Она показала фотографию, которую дала ей Нора.
– И что? – отозвалась старуха. – Я-то здесь при чем?
Фабьен уже не удивляло подобное безразличие. Почти никто не проявлял ни интереса, ни беспокойства.
– Она сегодня не вернулась из школы. Возможно, она доехала сюда на школьном автобусе, а потом по пути от остановки до дома… заблудилась. Тут всего-то 200 метров. Может быть, вы ее видели?
Женщина покачала головой.
– Никого я не видела. И у меня сейчас забот полон рот.
Не сказав больше ни слова, старуха захлопнула дверь перед носом у Фабьен, которая чуть не крикнула с досады: «Тупая сука!» Однако она взяла себя в руки и направилась к соседней двери.
Позвонила несколько раз, но тщетно: никто не открыл. И в двух следующих квартирах – тоже. Она записала на клочке бумаги фамилии жильцов. Нужно будет попробовать позже.

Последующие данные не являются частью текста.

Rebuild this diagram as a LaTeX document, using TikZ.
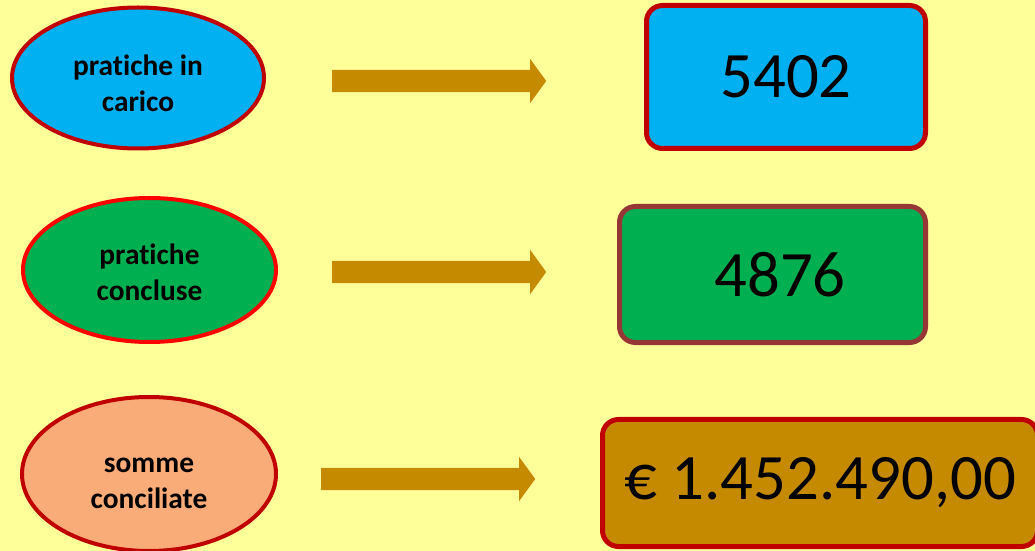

– Одну минуту, я сейчас, – раздался за одной из дверей мужской голос. Спустя некоторое время ей открыл мужчина, шатен, на пару лет старше ее, невысокого роста, жилистый, с темными глазами, над которыми нависали кустистые брови. Она видела его несколько раз, но ни разу не обменялась с ним ни единым словом.
– Чем я могу вам помочь?
Что-то в его тоне ее насторожило, но она не могла сказать, что именно.
– Вы видели эту девочку?
Она протянула ему снимок. Он внимательно посмотрел на фото и ответил:
– Да, а в чем дело?
Сердце Фабьен учащенно забилось.
– Когда? И где?
– Вчера. Она была внизу на детской площадке. Но одета она была иначе, в такое, знаете, синее платьице.
Фабьен захотелось отвесить себе пощечину. Только сейчас она осознала, что ни разу не упомянула, что было надето сегодня на Ивонне. Она и сама этого не знала, так как забыла спросить Нору.
– А сегодня не видели?
– К сожалению, нет.
– Хорошо, спасибо.
– Без проблем. Жаль, что не смог помочь. Уверен, вы ее найдете.
Он ободряюще улыбнулся. Фабьен попыталась улыбнуться в ответ. Он закрыл дверь, а она в задумчивости направилась к лестнице, чтобы подняться на следующий этаж.